— start MATERIAL —
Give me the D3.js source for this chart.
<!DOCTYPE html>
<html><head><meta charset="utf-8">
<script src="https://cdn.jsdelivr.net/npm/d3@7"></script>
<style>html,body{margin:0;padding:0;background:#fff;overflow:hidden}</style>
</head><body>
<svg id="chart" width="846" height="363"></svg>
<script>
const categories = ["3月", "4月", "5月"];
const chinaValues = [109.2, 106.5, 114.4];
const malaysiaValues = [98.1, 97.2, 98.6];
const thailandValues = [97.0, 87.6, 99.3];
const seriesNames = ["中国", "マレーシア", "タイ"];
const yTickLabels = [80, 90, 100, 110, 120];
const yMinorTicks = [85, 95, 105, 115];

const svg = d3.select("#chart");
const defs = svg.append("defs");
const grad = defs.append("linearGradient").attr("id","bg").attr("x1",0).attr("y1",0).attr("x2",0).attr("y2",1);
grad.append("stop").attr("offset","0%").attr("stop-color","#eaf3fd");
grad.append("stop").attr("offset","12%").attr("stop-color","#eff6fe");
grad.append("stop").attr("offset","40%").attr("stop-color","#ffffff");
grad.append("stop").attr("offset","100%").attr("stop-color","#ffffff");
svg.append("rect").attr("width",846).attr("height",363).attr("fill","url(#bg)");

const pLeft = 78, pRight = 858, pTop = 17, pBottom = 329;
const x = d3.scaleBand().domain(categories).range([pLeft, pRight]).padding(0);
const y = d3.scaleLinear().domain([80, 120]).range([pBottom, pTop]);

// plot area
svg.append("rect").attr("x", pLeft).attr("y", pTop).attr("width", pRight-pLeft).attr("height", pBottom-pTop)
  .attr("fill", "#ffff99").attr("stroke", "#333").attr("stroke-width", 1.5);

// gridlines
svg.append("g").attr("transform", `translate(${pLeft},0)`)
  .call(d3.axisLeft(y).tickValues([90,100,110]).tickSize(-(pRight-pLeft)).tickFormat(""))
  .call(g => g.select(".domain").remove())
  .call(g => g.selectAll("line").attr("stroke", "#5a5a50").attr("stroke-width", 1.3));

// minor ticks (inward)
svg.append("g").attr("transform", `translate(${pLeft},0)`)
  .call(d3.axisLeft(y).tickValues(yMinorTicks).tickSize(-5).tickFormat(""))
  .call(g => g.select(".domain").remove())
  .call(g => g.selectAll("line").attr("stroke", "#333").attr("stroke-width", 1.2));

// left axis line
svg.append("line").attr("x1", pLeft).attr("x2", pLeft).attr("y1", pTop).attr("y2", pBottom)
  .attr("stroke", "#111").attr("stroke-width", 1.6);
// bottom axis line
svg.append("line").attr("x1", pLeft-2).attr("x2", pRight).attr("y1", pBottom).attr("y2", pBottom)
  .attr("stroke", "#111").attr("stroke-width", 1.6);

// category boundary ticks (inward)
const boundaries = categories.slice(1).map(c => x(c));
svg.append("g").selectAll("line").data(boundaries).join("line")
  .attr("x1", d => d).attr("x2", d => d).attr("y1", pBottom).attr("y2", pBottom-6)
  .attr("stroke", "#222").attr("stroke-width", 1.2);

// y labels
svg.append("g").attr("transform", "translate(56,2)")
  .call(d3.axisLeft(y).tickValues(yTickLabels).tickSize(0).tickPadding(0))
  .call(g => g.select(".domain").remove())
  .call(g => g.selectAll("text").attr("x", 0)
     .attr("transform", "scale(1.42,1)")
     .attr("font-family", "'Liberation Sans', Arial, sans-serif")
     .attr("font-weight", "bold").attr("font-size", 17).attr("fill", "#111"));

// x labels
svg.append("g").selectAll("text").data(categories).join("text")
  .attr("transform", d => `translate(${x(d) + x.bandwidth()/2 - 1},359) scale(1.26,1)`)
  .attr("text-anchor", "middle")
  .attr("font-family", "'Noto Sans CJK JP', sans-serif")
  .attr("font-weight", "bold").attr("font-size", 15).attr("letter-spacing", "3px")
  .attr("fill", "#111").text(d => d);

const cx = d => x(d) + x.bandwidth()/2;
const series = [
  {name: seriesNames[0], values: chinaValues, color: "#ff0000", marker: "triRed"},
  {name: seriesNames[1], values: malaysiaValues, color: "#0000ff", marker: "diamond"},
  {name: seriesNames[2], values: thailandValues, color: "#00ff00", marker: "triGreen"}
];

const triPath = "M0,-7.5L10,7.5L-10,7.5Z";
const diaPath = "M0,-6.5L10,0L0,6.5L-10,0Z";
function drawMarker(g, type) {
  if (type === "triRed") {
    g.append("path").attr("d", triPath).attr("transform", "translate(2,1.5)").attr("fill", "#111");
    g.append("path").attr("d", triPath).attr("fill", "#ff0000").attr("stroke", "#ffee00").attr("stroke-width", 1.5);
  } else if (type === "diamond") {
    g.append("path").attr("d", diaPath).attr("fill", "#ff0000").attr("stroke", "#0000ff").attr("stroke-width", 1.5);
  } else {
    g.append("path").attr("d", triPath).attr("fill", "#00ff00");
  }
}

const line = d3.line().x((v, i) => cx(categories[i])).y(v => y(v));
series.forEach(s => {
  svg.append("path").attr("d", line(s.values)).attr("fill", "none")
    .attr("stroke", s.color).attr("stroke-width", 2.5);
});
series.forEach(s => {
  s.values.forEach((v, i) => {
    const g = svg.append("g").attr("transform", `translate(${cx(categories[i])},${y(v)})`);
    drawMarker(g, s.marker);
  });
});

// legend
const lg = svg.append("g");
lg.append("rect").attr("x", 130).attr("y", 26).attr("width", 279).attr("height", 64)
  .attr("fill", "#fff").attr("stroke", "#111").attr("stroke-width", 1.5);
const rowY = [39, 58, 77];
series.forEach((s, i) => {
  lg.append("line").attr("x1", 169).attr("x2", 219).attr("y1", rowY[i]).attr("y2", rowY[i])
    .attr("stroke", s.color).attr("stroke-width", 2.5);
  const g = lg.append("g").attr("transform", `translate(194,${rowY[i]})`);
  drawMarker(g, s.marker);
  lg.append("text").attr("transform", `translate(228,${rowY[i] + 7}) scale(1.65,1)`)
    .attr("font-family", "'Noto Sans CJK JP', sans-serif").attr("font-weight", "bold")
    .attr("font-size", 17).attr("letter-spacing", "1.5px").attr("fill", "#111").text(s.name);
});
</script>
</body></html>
— end MATERIAL —
Copy each line containing the word "chart" from the data.

Give me the D3.js source for this chart.
<svg id="chart" width="846" height="363"></svg>
const svg = d3.select("#chart");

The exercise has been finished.